## What is asked
Restate all of the entries exactly, dropping any pictures they hold.

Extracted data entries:
-=-=-

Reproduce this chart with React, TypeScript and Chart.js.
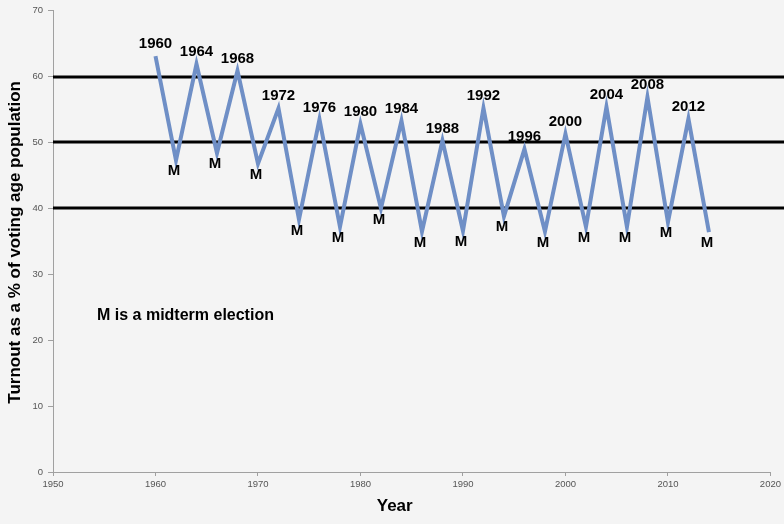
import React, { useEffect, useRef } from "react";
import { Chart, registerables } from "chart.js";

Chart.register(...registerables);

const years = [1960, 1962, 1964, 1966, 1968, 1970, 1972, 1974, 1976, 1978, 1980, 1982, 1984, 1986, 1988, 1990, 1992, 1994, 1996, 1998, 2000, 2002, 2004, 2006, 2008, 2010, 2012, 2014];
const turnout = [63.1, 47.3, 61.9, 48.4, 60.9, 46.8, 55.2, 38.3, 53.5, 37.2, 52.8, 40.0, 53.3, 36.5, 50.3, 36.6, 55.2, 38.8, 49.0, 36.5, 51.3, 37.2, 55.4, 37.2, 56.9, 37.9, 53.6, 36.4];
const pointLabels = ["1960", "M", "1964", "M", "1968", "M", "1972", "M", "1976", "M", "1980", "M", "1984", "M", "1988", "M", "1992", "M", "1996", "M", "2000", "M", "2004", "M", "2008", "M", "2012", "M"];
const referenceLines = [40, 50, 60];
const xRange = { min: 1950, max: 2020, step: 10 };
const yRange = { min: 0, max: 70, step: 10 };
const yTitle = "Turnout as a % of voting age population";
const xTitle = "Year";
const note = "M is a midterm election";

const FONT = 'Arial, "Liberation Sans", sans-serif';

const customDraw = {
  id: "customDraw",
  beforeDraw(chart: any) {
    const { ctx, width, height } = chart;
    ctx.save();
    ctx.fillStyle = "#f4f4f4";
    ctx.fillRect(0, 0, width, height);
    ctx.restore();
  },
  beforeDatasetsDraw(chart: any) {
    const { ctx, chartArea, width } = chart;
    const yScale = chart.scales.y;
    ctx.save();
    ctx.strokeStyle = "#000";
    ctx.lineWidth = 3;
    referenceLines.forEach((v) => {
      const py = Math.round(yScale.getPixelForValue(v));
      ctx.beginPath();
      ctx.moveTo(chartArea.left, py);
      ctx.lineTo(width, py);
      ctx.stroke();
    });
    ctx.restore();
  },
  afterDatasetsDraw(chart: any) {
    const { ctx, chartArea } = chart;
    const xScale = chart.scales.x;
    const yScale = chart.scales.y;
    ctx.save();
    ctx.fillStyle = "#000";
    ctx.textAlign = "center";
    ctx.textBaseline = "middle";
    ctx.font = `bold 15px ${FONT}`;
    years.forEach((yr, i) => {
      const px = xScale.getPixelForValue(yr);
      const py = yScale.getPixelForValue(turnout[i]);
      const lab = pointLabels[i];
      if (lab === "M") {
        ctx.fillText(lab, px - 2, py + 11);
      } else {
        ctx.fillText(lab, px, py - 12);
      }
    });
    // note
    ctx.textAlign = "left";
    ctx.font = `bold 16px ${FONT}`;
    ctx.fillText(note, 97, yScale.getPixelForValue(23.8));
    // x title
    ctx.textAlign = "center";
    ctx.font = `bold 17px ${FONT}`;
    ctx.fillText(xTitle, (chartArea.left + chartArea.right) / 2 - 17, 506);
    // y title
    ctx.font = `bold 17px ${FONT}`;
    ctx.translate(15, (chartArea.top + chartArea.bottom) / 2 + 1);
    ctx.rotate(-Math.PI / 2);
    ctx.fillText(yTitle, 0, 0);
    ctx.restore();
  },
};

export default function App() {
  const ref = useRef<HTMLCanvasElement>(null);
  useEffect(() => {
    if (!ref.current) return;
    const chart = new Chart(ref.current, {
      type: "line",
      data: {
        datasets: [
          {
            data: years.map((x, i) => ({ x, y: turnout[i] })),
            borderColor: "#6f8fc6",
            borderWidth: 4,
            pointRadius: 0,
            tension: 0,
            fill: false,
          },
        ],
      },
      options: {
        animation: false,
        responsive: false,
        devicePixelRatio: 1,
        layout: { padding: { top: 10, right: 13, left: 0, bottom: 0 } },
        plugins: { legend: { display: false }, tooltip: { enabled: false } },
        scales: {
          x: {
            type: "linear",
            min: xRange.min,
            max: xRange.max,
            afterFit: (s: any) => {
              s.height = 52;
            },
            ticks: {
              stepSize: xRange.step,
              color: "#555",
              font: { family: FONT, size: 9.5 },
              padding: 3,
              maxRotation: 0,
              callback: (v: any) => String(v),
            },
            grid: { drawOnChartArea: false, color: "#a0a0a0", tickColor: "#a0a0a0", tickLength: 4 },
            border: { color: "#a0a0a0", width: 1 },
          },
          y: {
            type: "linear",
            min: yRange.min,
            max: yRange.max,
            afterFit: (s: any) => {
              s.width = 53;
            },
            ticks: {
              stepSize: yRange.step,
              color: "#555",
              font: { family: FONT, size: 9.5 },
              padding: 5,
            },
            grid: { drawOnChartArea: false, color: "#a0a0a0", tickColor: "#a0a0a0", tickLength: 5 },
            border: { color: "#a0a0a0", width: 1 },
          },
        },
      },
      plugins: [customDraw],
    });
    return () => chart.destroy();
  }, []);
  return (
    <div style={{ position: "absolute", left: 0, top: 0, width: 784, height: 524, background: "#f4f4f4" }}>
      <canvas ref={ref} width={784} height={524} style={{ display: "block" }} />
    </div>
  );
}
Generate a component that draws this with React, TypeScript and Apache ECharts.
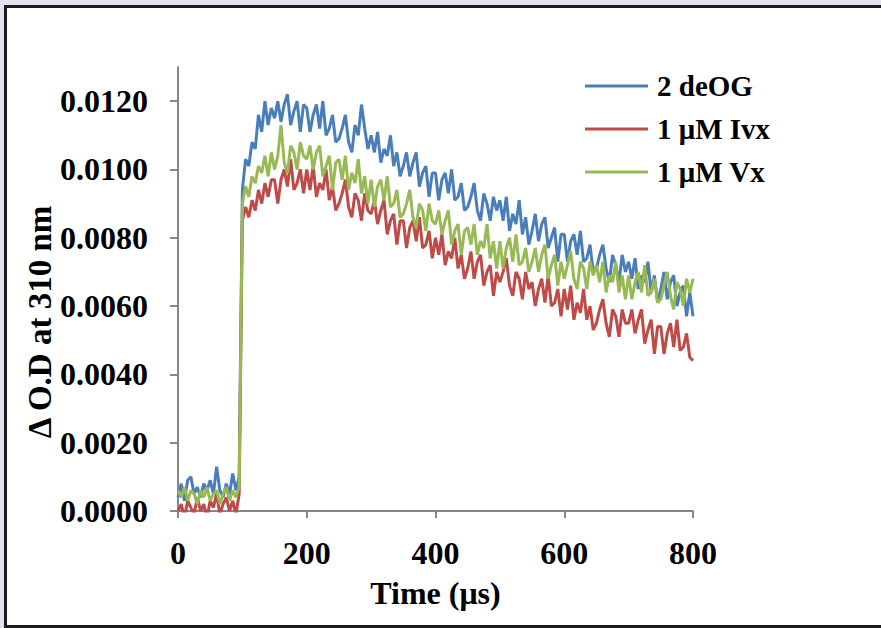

-=-=-

## Solution
Reproduce this chart with React, TypeScript and Chart.js.
import React, { useEffect, useRef } from "react";
import { Chart, registerables } from "chart.js";

Chart.register(...registerables);

const years = [1960, 1962, 1964, 1966, 1968, 1970, 1972, 1974, 1976, 1978, 1980, 1982, 1984, 1986, 1988, 1990, 1992, 1994, 1996, 1998, 2000, 2002, 2004, 2006, 2008, 2010, 2012, 2014];
const turnout = [63.1, 47.3, 61.9, 48.4, 60.9, 46.8, 55.2, 38.3, 53.5, 37.2, 52.8, 40.0, 53.3, 36.5, 50.3, 36.6, 55.2, 38.8, 49.0, 36.5, 51.3, 37.2, 55.4, 37.2, 56.9, 37.9, 53.6, 36.4];
const pointLabels = ["1960", "M", "1964", "M", "1968", "M", "1972", "M", "1976", "M", "1980", "M", "1984", "M", "1988", "M", "1992", "M", "1996", "M", "2000", "M", "2004", "M", "2008", "M", "2012", "M"];
const referenceLines = [40, 50, 60];
const xRange = { min: 1950, max: 2020, step: 10 };
const yRange = { min: 0, max: 70, step: 10 };
const yTitle = "Turnout as a % of voting age population";
const xTitle = "Year";
const note = "M is a midterm election";

const FONT = 'Arial, "Liberation Sans", sans-serif';

const customDraw = {
  id: "customDraw",
  beforeDraw(chart: any) {
    const { ctx, width, height } = chart;
    ctx.save();
    ctx.fillStyle = "#f4f4f4";
    ctx.fillRect(0, 0, width, height);
    ctx.restore();
  },
  beforeDatasetsDraw(chart: any) {
    const { ctx, chartArea, width } = chart;
    const yScale = chart.scales.y;
    ctx.save();
    ctx.strokeStyle = "#000";
    ctx.lineWidth = 3;
    referenceLines.forEach((v) => {
      const py = Math.round(yScale.getPixelForValue(v));
      ctx.beginPath();
      ctx.moveTo(chartArea.left, py);
      ctx.lineTo(width, py);
      ctx.stroke();
    });
    ctx.restore();
  },
  afterDatasetsDraw(chart: any) {
    const { ctx, chartArea } = chart;
    const xScale = chart.scales.x;
    const yScale = chart.scales.y;
    ctx.save();
    ctx.fillStyle = "#000";
    ctx.textAlign = "center";
    ctx.textBaseline = "middle";
    ctx.font = `bold 15px ${FONT}`;
    years.forEach((yr, i) => {
      const px = xScale.getPixelForValue(yr);
      const py = yScale.getPixelForValue(turnout[i]);
      const lab = pointLabels[i];
      if (lab === "M") {
        ctx.fillText(lab, px - 2, py + 11);
      } else {
        ctx.fillText(lab, px, py - 12);
      }
    });
    // note
    ctx.textAlign = "left";
    ctx.font = `bold 16px ${FONT}`;
    ctx.fillText(note, 97, yScale.getPixelForValue(23.8));
    // x title
    ctx.textAlign = "center";
    ctx.font = `bold 17px ${FONT}`;
    ctx.fillText(xTitle, (chartArea.left + chartArea.right) / 2 - 17, 506);
    // y title
    ctx.font = `bold 17px ${FONT}`;
    ctx.translate(15, (chartArea.top + chartArea.bottom) / 2 + 1);
    ctx.rotate(-Math.PI / 2);
    ctx.fillText(yTitle, 0, 0);
    ctx.restore();
  },
};

export default function App() {
  const ref = useRef<HTMLCanvasElement>(null);
  useEffect(() => {
    if (!ref.current) return;
    const chart = new Chart(ref.current, {
      type: "line",
      data: {
        datasets: [
          {
            data: years.map((x, i) => ({ x, y: turnout[i] })),
            borderColor: "#6f8fc6",
            borderWidth: 4,
            pointRadius: 0,
            tension: 0,
            fill: false,
          },
        ],
      },
      options: {
        animation: false,
        responsive: false,
        devicePixelRatio: 1,
        layout: { padding: { top: 10, right: 13, left: 0, bottom: 0 } },
        plugins: { legend: { display: false }, tooltip: { enabled: false } },
        scales: {
          x: {
            type: "linear",
            min: xRange.min,
            max: xRange.max,
            afterFit: (s: any) => {
              s.height = 52;
            },
            ticks: {
              stepSize: xRange.step,
              color: "#555",
              font: { family: FONT, size: 9.5 },
              padding: 3,
              maxRotation: 0,
              callback: (v: any) => String(v),
            },
            grid: { drawOnChartArea: false, color: "#a0a0a0", tickColor: "#a0a0a0", tickLength: 4 },
            border: { color: "#a0a0a0", width: 1 },
          },
          y: {
            type: "linear",
            min: yRange.min,
            max: yRange.max,
            afterFit: (s: any) => {
              s.width = 53;
            },
            ticks: {
              stepSize: yRange.step,
              color: "#555",
              font: { family: FONT, size: 9.5 },
              padding: 5,
            },
            grid: { drawOnChartArea: false, color: "#a0a0a0", tickColor: "#a0a0a0", tickLength: 5 },
            border: { color: "#a0a0a0", width: 1 },
          },
        },
      },
      plugins: [customDraw],
    });
    return () => chart.destroy();
  }, []);
  return (
    <div style={{ position: "absolute", left: 0, top: 0, width: 784, height: 524, background: "#f4f4f4" }}>
      <canvas ref={ref} width={784} height={524} style={{ display: "block" }} />
    </div>
  );
}
Generate a component that draws this with React, TypeScript and Apache ECharts.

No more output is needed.